Now that I've got the data in CSV format, I can slurp it into pandas to see how much of my email is file attachments. Here's my python script:

import pandas as pd
import numpy as np
import humanfriendly

# Read in our email data file
df = pd.read_csv('../attachments1.csv', header = 0)

# Fill in zero for all the TotalAttachmentSize entries with nothing in them
df = df.fillna(0)

# Filter out sent mail 
notFromMe = df.query('FromEmail != "[my email]"')
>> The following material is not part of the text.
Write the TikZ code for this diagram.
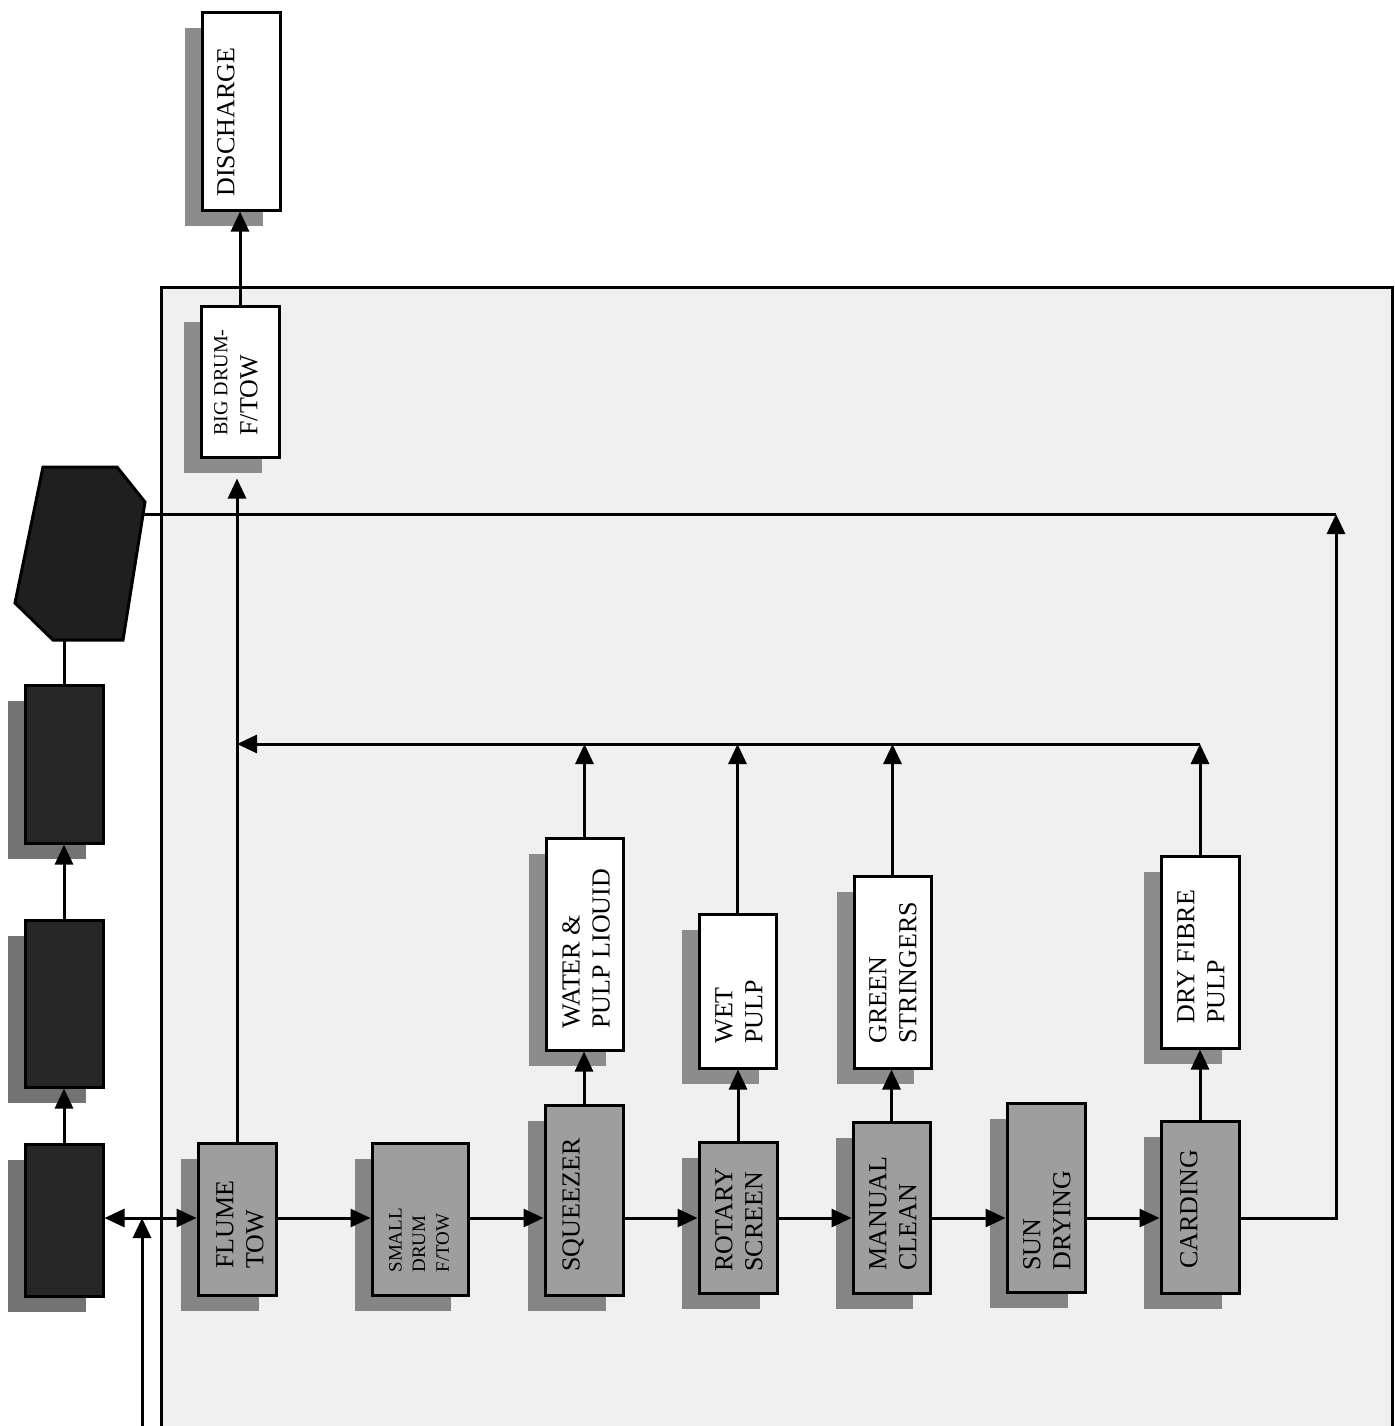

# Determine the top 30 senders by total attachment sizes
fromEmailByAttachmentSize = ( notFromMe.groupby(by=['FromEmail']) 
    .agg({'TotalAttachmentSize' : np.sum, 'FromEmail' : np.size}) 
    .sort('TotalAttachmentSize',ascending=False) 
    .head(30) )

# Add a 'human readable' version of the TotalAttachmentSize in another column
fromEmailByAttachmentSize['HR'] = map(humanfriendly.format_size, fromEmailByAttachmentSize['TotalAttachmentSize'])

The biggest bit of new pandas knowledge in this script is the fillna() method, which sets TotalAttachmentSize to zero for me in all the rows where there are no attachments.

The rest is simple; I'm merely grouping the 'From' addresses together and summing their TotalAttachmentSize values, then grabbing the top 30. Unsurprisingly, the top of the list is all relatives and friends; I'm guessing it's mostly photos. I'll dive into breaking that data down more in the next email data post.